The Green Hornet was devised by radio producer George W. Trendle and writer Fran Striker, to build on the success of their earlier franchise The Lone Ranger. It is often forgotten that the character is the Lone Ranger’s great-nephew, a somewhat tenuous attempt at continuity. His real identity is Britt Reid, a wealthy newspaper publisher (making him a sort of combination Bruce Wayne/Clark Kent). As the Green Hornet, he wears a face mask like his famous cowboy relative, with the difference being its emerald color, the same hue as his fedora, overcoat and gloves. By his side is his trusty Asian manservant Kato, at once a valet, chauffeur, and muscle man in a pinch. (At various times Kato’s ethnic identity was given as Fillipino, Japanese and Korean). Their futuristic car “Black Beauty” is a clear model for The Batmobile and James Bond’s many gadget-laden sports vehicles. And much like Dick Tracy, the pair battle tommy-gun toting gangsters, as opposed to superhuman supervillains. The police believe the Green Hornet and Kato to be crooks themselves, and they do nothing to dispel the rumor, as it allows them to infiltrate the criminal organizations.
The radio show launched on WXYZ in Detroit in 1936 and later went national, broadcast on Mutual, NBC Blue and ABC networks before winking out in 1952. The theme music was Rimsky-Korsakov’s Flight of the Bumblebee. The original Green Hornet was played by Al Hodge (later TV’s Captain Video). Kato was Raymond Toyo (Tokutaro Hayashi).
1940 saw a massive expansion of the franchise in all directions. That is when the comic book version was launched, the first Green Hornet pulp fiction novels were published, and Universal Pictures released a movie serial The Green Hornet, followed by a sequel The Green Hornet Strikes Again (1941), both starring Gordon Jones and Keye Luke. Also in 1940, the somewhat derivative character The Green Lantern was launched in All-American Comics, creating a certain amount of public confusion thereafter. To be fair, the characters and scenarios are QUITE different, but the similarity of the name and the mask are enough to confuse people who don’t pay much attention — which is most people.
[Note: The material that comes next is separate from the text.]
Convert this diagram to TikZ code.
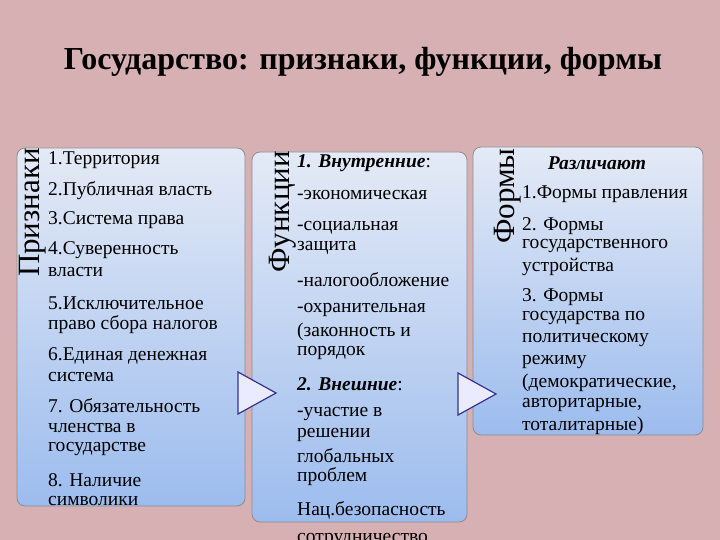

In the 1950s, as the radio version faded from the scene, George Trendle tried to interest producers and executives in a television version, but no one bit.
It was only after William Dozier had success with his tongue-in-cheek Batman series that he was able to creat a Green Hornet for TV. It ran a single season 1966-67, with Van Williams of Surfside 6 as the title character and Bruce Lee as Kato. Famously, Lee, with his dazzling martial arts abilities, became the break-out star.
In 2011, following nearly 20 years of development hell, with an uncountable number of stars, studios, produces, writers, and directors attached at various times, a high concept, big budget Green Hornet was released, starring Seth Rogen and Jay Chou, with Christophe Walz, Cameron Diaz, and Edward James Olmos. It cost upwards of $110 million to make, and grossed double its costs at the box office, but it is sadly one of those forgotten and forgettable modern reboots (I tend to associate it with Alec Baldwin’s 1994 version of The Shadow). Rogen was an interesting choice (and I like him a lot as an actor) but the subversive casting (not unlike, oh, Tobey Maguire as Spiderman) doesn’t jibe with the huge outlay on special effects, resulting in a movie that’s neither fish nor foul, and not very memorable either as action or comedy.
At present, there is a talk of yet another future cinematic reboot. We shall see. Who knows if movies will even exist any more after a while? Might be smarter to return to the radio concept!